Это — тоже фраза Андрея Ланского. По счастью, воспоминания постепенно переходят в область фотографии, фиксирующей настоящее, а искусство возвращается к пророчеству, создавая несуществующее.
Какую реальную правду, какой реализм можно искать, например, в образах сфинкса, пегаса, кентавра, циклопа, минотавра или ангела? Однако с течением времени эти образы не только были приняты и усвоены «широкими народными массами», но вошли в классику, в обиход и даже в культ. Поистине лучшим другом художника является время, как говорил Ланской. Художник, создавший сфинкса, пегаса или кентавра, творил символическое с натуры.
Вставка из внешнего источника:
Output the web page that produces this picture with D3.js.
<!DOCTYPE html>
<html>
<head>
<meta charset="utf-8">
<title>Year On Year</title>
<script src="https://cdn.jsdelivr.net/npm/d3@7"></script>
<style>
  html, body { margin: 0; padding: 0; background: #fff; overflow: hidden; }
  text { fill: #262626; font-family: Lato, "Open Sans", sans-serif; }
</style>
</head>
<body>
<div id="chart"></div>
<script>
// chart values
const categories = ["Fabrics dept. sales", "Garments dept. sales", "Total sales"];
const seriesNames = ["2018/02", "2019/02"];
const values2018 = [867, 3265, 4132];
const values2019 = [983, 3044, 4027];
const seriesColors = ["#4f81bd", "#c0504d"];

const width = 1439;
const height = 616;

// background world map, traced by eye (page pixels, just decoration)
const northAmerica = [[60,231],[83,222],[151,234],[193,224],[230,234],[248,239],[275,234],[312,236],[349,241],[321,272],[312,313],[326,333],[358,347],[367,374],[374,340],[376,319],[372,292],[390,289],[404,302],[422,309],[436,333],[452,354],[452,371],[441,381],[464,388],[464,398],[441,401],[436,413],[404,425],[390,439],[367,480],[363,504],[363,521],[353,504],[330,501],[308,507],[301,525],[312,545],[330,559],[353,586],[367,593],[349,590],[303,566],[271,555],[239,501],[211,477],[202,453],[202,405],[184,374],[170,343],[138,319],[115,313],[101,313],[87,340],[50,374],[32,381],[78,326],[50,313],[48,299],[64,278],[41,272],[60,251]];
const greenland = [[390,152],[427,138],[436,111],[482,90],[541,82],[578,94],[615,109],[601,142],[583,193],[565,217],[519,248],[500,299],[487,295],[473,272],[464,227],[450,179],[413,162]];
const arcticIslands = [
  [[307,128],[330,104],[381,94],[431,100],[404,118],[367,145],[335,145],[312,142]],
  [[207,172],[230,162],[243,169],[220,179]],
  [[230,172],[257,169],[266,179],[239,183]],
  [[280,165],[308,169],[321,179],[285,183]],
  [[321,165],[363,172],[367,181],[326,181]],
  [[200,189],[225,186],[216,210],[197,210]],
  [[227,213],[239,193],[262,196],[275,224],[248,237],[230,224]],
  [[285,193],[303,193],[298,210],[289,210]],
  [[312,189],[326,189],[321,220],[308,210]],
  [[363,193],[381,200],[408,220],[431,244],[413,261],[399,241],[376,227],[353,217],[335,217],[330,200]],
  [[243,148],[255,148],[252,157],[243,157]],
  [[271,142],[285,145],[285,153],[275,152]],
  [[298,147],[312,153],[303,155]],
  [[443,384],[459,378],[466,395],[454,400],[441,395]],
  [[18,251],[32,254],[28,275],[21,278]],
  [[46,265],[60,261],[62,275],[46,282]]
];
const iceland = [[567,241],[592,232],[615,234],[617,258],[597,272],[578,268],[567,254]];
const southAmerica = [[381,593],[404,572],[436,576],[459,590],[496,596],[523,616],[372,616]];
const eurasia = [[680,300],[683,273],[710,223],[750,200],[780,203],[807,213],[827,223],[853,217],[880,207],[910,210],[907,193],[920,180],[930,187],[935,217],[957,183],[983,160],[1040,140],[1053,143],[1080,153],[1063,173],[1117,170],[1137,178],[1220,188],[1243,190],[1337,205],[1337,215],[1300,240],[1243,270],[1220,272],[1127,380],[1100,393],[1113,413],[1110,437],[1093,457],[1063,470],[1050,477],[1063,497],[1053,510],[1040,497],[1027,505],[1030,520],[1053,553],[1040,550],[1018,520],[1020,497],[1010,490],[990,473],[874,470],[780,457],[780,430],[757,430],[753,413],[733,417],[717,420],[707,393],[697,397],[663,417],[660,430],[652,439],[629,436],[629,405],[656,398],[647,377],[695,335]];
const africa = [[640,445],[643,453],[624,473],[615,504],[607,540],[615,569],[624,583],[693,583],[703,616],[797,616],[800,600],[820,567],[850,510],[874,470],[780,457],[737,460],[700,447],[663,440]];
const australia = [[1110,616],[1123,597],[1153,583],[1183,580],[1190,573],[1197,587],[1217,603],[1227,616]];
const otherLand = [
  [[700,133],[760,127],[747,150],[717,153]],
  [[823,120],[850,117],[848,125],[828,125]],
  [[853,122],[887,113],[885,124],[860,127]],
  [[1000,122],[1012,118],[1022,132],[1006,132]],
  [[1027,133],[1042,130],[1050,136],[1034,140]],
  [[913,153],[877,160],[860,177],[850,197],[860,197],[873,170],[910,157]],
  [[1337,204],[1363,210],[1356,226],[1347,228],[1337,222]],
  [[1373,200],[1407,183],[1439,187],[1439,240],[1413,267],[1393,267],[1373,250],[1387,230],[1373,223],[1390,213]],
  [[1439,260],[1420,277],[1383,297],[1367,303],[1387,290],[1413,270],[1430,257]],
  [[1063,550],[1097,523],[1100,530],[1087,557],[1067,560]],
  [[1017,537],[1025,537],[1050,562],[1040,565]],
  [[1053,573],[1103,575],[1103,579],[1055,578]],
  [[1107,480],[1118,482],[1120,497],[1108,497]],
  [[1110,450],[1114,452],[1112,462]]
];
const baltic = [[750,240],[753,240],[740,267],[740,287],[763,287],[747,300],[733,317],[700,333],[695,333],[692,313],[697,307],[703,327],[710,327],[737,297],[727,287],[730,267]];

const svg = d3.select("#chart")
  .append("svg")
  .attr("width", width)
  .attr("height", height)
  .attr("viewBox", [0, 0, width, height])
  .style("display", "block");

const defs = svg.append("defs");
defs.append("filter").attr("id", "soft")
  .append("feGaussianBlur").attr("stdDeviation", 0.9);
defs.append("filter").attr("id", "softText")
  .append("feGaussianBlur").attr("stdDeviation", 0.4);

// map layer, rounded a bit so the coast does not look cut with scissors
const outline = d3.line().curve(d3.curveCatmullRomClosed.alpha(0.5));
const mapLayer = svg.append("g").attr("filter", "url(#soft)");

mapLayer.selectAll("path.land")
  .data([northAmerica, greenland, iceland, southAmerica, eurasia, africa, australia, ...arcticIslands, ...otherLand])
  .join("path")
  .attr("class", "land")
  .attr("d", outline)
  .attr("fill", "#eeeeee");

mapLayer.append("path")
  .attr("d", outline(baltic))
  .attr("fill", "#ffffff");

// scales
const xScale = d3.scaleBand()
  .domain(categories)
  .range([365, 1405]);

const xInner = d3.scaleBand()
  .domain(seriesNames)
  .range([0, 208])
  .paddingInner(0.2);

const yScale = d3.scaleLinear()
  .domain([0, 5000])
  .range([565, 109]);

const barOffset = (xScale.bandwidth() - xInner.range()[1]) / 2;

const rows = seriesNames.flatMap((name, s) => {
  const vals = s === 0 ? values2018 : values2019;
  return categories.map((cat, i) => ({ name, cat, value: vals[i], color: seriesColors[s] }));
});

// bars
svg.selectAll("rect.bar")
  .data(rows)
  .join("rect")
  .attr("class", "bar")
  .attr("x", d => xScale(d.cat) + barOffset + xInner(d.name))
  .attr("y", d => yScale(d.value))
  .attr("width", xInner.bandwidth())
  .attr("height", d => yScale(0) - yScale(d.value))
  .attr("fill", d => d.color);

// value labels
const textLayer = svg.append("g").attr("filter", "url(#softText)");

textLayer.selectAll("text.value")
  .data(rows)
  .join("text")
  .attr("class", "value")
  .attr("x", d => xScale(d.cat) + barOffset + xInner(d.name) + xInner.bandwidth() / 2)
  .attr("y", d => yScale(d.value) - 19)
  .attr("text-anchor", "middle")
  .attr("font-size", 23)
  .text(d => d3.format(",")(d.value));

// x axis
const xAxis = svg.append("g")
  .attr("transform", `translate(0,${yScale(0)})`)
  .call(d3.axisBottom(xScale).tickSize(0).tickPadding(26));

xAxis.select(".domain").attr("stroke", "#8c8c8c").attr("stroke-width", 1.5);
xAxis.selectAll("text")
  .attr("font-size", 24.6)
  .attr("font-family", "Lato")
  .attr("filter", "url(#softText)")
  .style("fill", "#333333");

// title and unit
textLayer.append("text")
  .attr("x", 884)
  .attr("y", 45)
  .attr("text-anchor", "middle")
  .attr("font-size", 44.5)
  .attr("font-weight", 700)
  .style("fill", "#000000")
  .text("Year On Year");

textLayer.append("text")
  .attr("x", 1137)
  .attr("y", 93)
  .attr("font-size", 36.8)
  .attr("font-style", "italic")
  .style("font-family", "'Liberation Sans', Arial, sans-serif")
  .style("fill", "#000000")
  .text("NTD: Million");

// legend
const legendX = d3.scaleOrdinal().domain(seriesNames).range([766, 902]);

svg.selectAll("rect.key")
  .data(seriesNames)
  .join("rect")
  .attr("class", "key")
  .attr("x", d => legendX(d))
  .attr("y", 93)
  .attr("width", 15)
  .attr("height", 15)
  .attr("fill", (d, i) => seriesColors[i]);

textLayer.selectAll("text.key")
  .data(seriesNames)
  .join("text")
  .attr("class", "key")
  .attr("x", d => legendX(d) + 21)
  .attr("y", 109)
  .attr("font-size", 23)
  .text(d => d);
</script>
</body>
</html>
Последний пример: если художник напишет, точнейшим образом с натуры, только кусок неба с тающими облаками, не обрамленного ни ветками деревьев, ни крышами домов, ни иной предметностью, подчеркивающей его реальность, то такого художника сочтут беспредметным, так как бледные облака, тающие на фоне ничем не обрамленного куска неба, представляют собой только отвлеченную поэму синих, голубых, серых, розоватых и иных тонов. Посмотрите на небо, закрыв перед вашими глазами все то, что к нему отовсюду тянется: вы увидите цветную абстракцию и согласитесь с тем, что художник написал «абстрактное с натуры» (Ланской).
3
Несколько слов о так называемой «Парижской школе» и об участии и о роли русских художников в этом движении.
Что называется «Парижской школой»?
Расцвет импрессионизма, затем — появление Сезанна, Ван Гога, Вюйара, Боннара, Редона, Гогена, Матисса, скульпторов Родена, Бурделя, Деспьо, Майоля — сделали Париж в начале этого столетия центром притяжения для художников всех национальностей, и в том числе русских. Выставочные салоны («Осенний салон», «Салон независимых художников» и др.), объединявшие в анфиладе своих зал произведения этого интернационального искусства, индивидуальные искания, индивидуальное новаторство разнонародных художников, стремившихся к обновлению отживающих форм искусства, к их постоянной эволюции и, наконец, к их революции, — подобное объединение в одном и том же городе и получило название «Парижской школы». Этот обобщающий термин не подразумевает ничего другого, кроме встречи в Париже самых новейших направлений искусства, их развития, их борьбы, их совместных достижений.